What you need to do: Every entry below must be repeated exactly; skip the pictures.

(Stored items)
========

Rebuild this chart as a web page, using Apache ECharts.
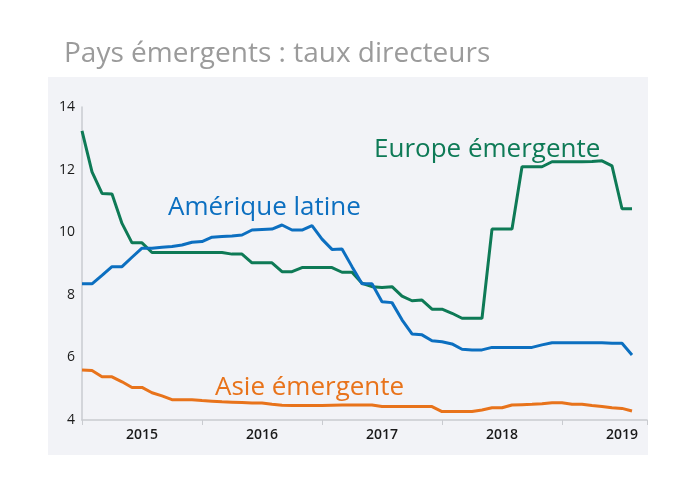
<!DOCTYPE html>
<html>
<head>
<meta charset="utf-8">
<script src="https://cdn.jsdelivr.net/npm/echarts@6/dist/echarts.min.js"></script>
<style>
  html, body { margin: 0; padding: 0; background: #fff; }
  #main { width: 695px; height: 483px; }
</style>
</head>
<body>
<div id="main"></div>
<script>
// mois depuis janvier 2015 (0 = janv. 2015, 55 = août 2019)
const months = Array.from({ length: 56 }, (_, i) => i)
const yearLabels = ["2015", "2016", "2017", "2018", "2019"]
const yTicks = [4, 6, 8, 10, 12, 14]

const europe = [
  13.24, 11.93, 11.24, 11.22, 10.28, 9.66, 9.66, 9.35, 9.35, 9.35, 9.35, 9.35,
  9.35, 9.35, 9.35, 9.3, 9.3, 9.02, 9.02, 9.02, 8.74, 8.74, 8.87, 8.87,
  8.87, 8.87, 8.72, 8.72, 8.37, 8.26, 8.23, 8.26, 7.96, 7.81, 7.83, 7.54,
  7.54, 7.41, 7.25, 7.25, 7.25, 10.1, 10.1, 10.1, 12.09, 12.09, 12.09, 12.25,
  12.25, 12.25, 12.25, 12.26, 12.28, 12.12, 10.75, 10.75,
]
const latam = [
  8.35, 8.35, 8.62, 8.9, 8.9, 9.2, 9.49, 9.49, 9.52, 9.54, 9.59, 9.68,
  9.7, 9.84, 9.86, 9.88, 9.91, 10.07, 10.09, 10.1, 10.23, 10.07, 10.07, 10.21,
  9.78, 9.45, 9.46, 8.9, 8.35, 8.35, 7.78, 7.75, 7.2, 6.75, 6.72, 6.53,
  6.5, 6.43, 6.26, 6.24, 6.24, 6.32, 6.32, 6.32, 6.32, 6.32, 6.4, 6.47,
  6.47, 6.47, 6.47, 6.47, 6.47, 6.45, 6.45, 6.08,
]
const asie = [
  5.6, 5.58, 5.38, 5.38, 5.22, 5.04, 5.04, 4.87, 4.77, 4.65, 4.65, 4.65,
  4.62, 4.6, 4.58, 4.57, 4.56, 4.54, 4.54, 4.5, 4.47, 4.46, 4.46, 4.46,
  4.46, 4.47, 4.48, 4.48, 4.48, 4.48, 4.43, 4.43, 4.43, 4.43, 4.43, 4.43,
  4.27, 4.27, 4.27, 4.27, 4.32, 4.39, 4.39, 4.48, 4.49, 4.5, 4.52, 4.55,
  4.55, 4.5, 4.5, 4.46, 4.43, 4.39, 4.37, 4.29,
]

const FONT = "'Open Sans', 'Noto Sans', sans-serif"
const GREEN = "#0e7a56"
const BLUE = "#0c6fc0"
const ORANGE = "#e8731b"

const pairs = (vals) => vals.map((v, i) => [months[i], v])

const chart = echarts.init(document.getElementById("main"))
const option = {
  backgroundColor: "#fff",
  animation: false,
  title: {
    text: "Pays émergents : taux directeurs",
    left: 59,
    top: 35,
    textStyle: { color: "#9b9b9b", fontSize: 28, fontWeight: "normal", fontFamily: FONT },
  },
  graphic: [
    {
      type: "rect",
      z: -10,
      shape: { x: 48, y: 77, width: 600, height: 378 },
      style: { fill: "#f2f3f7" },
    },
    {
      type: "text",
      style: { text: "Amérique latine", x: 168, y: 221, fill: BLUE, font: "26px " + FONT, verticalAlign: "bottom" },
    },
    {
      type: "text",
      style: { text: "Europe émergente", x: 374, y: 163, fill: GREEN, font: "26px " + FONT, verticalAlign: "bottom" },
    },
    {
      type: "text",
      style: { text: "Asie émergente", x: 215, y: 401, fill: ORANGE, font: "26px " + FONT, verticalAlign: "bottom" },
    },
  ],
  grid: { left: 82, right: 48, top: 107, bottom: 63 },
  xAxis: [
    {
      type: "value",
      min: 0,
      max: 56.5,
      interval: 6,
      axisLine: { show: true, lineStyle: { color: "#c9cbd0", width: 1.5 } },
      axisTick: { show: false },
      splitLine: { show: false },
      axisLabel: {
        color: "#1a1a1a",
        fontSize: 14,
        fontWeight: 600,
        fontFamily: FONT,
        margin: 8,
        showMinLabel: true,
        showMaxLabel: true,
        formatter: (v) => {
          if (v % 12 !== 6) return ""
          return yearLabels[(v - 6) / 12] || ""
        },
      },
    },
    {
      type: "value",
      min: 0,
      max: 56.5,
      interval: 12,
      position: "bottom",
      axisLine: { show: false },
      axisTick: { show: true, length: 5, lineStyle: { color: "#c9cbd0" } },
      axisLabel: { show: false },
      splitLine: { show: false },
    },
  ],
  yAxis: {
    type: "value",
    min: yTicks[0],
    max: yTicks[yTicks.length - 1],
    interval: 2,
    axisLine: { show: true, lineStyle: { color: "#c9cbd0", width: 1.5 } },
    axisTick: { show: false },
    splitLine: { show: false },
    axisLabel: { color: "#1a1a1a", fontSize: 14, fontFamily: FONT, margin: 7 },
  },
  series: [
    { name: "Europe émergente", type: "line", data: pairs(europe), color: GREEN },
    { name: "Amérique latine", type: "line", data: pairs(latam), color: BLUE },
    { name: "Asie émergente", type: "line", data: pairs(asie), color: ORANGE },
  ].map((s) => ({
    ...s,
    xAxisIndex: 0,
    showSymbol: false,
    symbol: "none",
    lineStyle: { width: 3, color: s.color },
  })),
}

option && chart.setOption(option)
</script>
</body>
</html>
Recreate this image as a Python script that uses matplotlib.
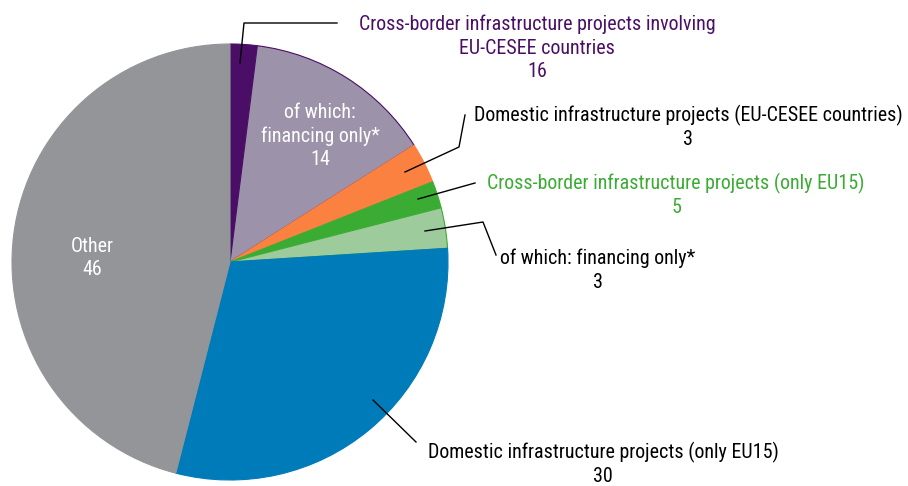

========

Correct response:
Rebuild this chart as a web page, using Apache ECharts.
<!DOCTYPE html>
<html>
<head>
<meta charset="utf-8">
<script src="https://cdn.jsdelivr.net/npm/echarts@6/dist/echarts.min.js"></script>
<style>
  html, body { margin: 0; padding: 0; background: #fff; }
  #main { width: 695px; height: 483px; }
</style>
</head>
<body>
<div id="main"></div>
<script>
// mois depuis janvier 2015 (0 = janv. 2015, 55 = août 2019)
const months = Array.from({ length: 56 }, (_, i) => i)
const yearLabels = ["2015", "2016", "2017", "2018", "2019"]
const yTicks = [4, 6, 8, 10, 12, 14]

const europe = [
  13.24, 11.93, 11.24, 11.22, 10.28, 9.66, 9.66, 9.35, 9.35, 9.35, 9.35, 9.35,
  9.35, 9.35, 9.35, 9.3, 9.3, 9.02, 9.02, 9.02, 8.74, 8.74, 8.87, 8.87,
  8.87, 8.87, 8.72, 8.72, 8.37, 8.26, 8.23, 8.26, 7.96, 7.81, 7.83, 7.54,
  7.54, 7.41, 7.25, 7.25, 7.25, 10.1, 10.1, 10.1, 12.09, 12.09, 12.09, 12.25,
  12.25, 12.25, 12.25, 12.26, 12.28, 12.12, 10.75, 10.75,
]
const latam = [
  8.35, 8.35, 8.62, 8.9, 8.9, 9.2, 9.49, 9.49, 9.52, 9.54, 9.59, 9.68,
  9.7, 9.84, 9.86, 9.88, 9.91, 10.07, 10.09, 10.1, 10.23, 10.07, 10.07, 10.21,
  9.78, 9.45, 9.46, 8.9, 8.35, 8.35, 7.78, 7.75, 7.2, 6.75, 6.72, 6.53,
  6.5, 6.43, 6.26, 6.24, 6.24, 6.32, 6.32, 6.32, 6.32, 6.32, 6.4, 6.47,
  6.47, 6.47, 6.47, 6.47, 6.47, 6.45, 6.45, 6.08,
]
const asie = [
  5.6, 5.58, 5.38, 5.38, 5.22, 5.04, 5.04, 4.87, 4.77, 4.65, 4.65, 4.65,
  4.62, 4.6, 4.58, 4.57, 4.56, 4.54, 4.54, 4.5, 4.47, 4.46, 4.46, 4.46,
  4.46, 4.47, 4.48, 4.48, 4.48, 4.48, 4.43, 4.43, 4.43, 4.43, 4.43, 4.43,
  4.27, 4.27, 4.27, 4.27, 4.32, 4.39, 4.39, 4.48, 4.49, 4.5, 4.52, 4.55,
  4.55, 4.5, 4.5, 4.46, 4.43, 4.39, 4.37, 4.29,
]

const FONT = "'Open Sans', 'Noto Sans', sans-serif"
const GREEN = "#0e7a56"
const BLUE = "#0c6fc0"
const ORANGE = "#e8731b"

const pairs = (vals) => vals.map((v, i) => [months[i], v])

const chart = echarts.init(document.getElementById("main"))
const option = {
  backgroundColor: "#fff",
  animation: false,
  title: {
    text: "Pays émergents : taux directeurs",
    left: 59,
    top: 35,
    textStyle: { color: "#9b9b9b", fontSize: 28, fontWeight: "normal", fontFamily: FONT },
  },
  graphic: [
    {
      type: "rect",
      z: -10,
      shape: { x: 48, y: 77, width: 600, height: 378 },
      style: { fill: "#f2f3f7" },
    },
    {
      type: "text",
      style: { text: "Amérique latine", x: 168, y: 221, fill: BLUE, font: "26px " + FONT, verticalAlign: "bottom" },
    },
    {
      type: "text",
      style: { text: "Europe émergente", x: 374, y: 163, fill: GREEN, font: "26px " + FONT, verticalAlign: "bottom" },
    },
    {
      type: "text",
      style: { text: "Asie émergente", x: 215, y: 401, fill: ORANGE, font: "26px " + FONT, verticalAlign: "bottom" },
    },
  ],
  grid: { left: 82, right: 48, top: 107, bottom: 63 },
  xAxis: [
    {
      type: "value",
      min: 0,
      max: 56.5,
      interval: 6,
      axisLine: { show: true, lineStyle: { color: "#c9cbd0", width: 1.5 } },
      axisTick: { show: false },
      splitLine: { show: false },
      axisLabel: {
        color: "#1a1a1a",
        fontSize: 14,
        fontWeight: 600,
        fontFamily: FONT,
        margin: 8,
        showMinLabel: true,
        showMaxLabel: true,
        formatter: (v) => {
          if (v % 12 !== 6) return ""
          return yearLabels[(v - 6) / 12] || ""
        },
      },
    },
    {
      type: "value",
      min: 0,
      max: 56.5,
      interval: 12,
      position: "bottom",
      axisLine: { show: false },
      axisTick: { show: true, length: 5, lineStyle: { color: "#c9cbd0" } },
      axisLabel: { show: false },
      splitLine: { show: false },
    },
  ],
  yAxis: {
    type: "value",
    min: yTicks[0],
    max: yTicks[yTicks.length - 1],
    interval: 2,
    axisLine: { show: true, lineStyle: { color: "#c9cbd0", width: 1.5 } },
    axisTick: { show: false },
    splitLine: { show: false },
    axisLabel: { color: "#1a1a1a", fontSize: 14, fontFamily: FONT, margin: 7 },
  },
  series: [
    { name: "Europe émergente", type: "line", data: pairs(europe), color: GREEN },
    { name: "Amérique latine", type: "line", data: pairs(latam), color: BLUE },
    { name: "Asie émergente", type: "line", data: pairs(asie), color: ORANGE },
  ].map((s) => ({
    ...s,
    xAxisIndex: 0,
    showSymbol: false,
    symbol: "none",
    lineStyle: { width: 3, color: s.color },
  })),
}

option && chart.setOption(option)
</script>
</body>
</html>
Recreate this image as a Python script that uses matplotlib.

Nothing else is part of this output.